* **Directive**:
Extract, unchanged, every line from the top of the material below through the line with "trend_y = [slope", and no more.

* **Collected data**:

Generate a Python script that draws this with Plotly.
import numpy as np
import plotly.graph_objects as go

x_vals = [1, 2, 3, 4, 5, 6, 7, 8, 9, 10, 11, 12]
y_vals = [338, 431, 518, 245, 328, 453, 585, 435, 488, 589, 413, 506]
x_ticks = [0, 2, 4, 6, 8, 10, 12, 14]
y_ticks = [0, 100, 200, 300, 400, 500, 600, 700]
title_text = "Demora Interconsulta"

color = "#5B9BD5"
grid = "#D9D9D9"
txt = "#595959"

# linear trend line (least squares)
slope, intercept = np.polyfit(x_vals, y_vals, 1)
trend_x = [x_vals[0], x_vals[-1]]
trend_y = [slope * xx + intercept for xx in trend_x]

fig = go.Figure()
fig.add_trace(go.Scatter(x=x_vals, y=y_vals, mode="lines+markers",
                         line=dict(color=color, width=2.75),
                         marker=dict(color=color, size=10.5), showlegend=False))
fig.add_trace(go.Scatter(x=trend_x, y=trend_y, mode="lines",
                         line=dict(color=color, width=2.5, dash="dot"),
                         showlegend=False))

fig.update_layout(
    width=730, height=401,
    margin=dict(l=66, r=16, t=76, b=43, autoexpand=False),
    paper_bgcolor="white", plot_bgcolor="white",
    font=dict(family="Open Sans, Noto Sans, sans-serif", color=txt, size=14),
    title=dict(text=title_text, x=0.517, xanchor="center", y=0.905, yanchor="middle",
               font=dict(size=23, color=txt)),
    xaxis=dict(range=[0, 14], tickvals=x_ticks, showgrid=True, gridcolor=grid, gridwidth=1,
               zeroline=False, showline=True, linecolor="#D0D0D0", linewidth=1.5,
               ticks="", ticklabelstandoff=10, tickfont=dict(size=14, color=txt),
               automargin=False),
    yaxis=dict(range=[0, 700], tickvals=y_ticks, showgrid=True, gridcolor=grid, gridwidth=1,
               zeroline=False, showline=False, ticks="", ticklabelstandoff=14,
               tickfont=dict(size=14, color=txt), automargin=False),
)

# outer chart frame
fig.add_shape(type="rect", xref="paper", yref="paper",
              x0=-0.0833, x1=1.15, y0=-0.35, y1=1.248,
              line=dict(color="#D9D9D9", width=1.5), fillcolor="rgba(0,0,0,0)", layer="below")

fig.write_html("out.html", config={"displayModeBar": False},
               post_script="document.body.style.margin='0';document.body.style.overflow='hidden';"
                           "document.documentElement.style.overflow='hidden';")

* **Written solution**:
Generate a Python script that draws this with Plotly.
import numpy as np
import plotly.graph_objects as go

x_vals = [1, 2, 3, 4, 5, 6, 7, 8, 9, 10, 11, 12]
y_vals = [338, 431, 518, 245, 328, 453, 585, 435, 488, 589, 413, 506]
x_ticks = [0, 2, 4, 6, 8, 10, 12, 14]
y_ticks = [0, 100, 200, 300, 400, 500, 600, 700]
title_text = "Demora Interconsulta"

color = "#5B9BD5"
grid = "#D9D9D9"
txt = "#595959"

# linear trend line (least squares)
slope, intercept = np.polyfit(x_vals, y_vals, 1)
trend_x = [x_vals[0], x_vals[-1]]
trend_y = [slope * xx + intercept for xx in trend_x]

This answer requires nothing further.